The first thing I’d suggest is to write letters to your local supermarkets (as many as you can) asking them what they are doing to help reduce unnecessary packaging on products. From there, you can choose your strategy based on what they come back with.

Hold a ‘strip off’ at a supermarket – no I don’t mean go along and bear your all to everyone, I mean invite people locally to join you on a particular day at a particular shop to do their shopping, and when you all go through the tills, strip off every single bit of unnecessary packaging and leave it there for the supermarket to deal with, you don’t need cereal to be in a bag AND a box, ready meals don’t need to have a cardboard sleeve round them – what’s wrong with just printing the information on the plastic. Some freecycle groups have a ‘café’ section where you can talk about things or ask questions not just offer items for recycling, a group like this may well be a good place to find like minded people. You may well find there are quite a lot of them too! Other local groups you could talk to are the WI, mums and toddler groups and in fact any other group of people you can think of including your neighbours and friends. (If you can get the local press involved even better!).
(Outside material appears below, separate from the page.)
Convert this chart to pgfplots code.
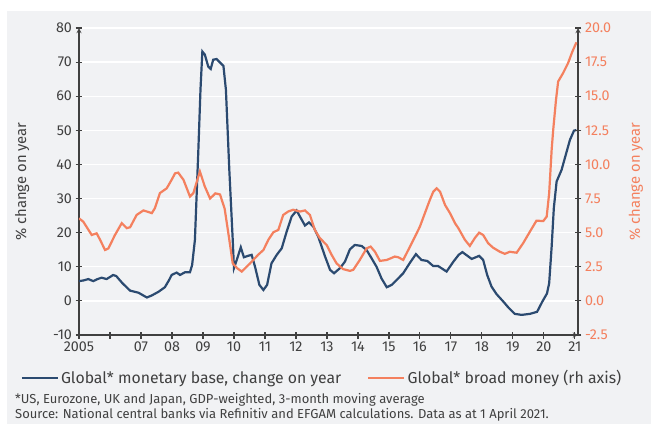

Write to your MP – tell him/her that you are unhappy about the amount of packaging you have to deal with, and tell him that you don’t think the government is being strict enough with manufacturers or retailers in making them reduce the packaging.

If you can’t find a group of like minded people to join you in a strip off there is nothing to stop you from leaving behind your own packaging when you shop. Or refusing to buy items which come with too much packaging. When I buy fruit and veg, I buy it loose if I possibly can, I try to pick items that have been produced locally and I don’t use the supermarkets plastic bags to put things in. Items like apples, leeks, swede, broccoli and potatoes I just pop into my basket or trolley loose, tomatoes, mushrooms or other softer items I use their mushroom bags for – those at least are made from paper not plastic so I can compost them!

If all else fails and you can’t get your supermarket to change – boycott them! But do make sure you write and tell them why you are doing so.

Perhaps you can go back to shopping on the market for your veg, or getting a box delivered from a local farm, at least with this second one, you can return the box when you get the next delivery, most everything will be loose in the box, and you’ll know your fruit and vegetables were produced locally and hasn’t travelled ridiculous distances to reach your plate either. And remember how I mentioned petitioning local shops to bring back the ability to buy by the scoopful, don’t forget that’s worth a try too. If they know that you are going to buy from them then they might be willing to try it.

The overall aim of not having so much packaging will help your pocket as well as the planet – if companies don’t have to put so much packaging on there it will cost less to produce the food. If you don’t have so much rubbish and recycling to put out each week, your council won’t have to charge you as much in your council tax bill for your rubbish collection!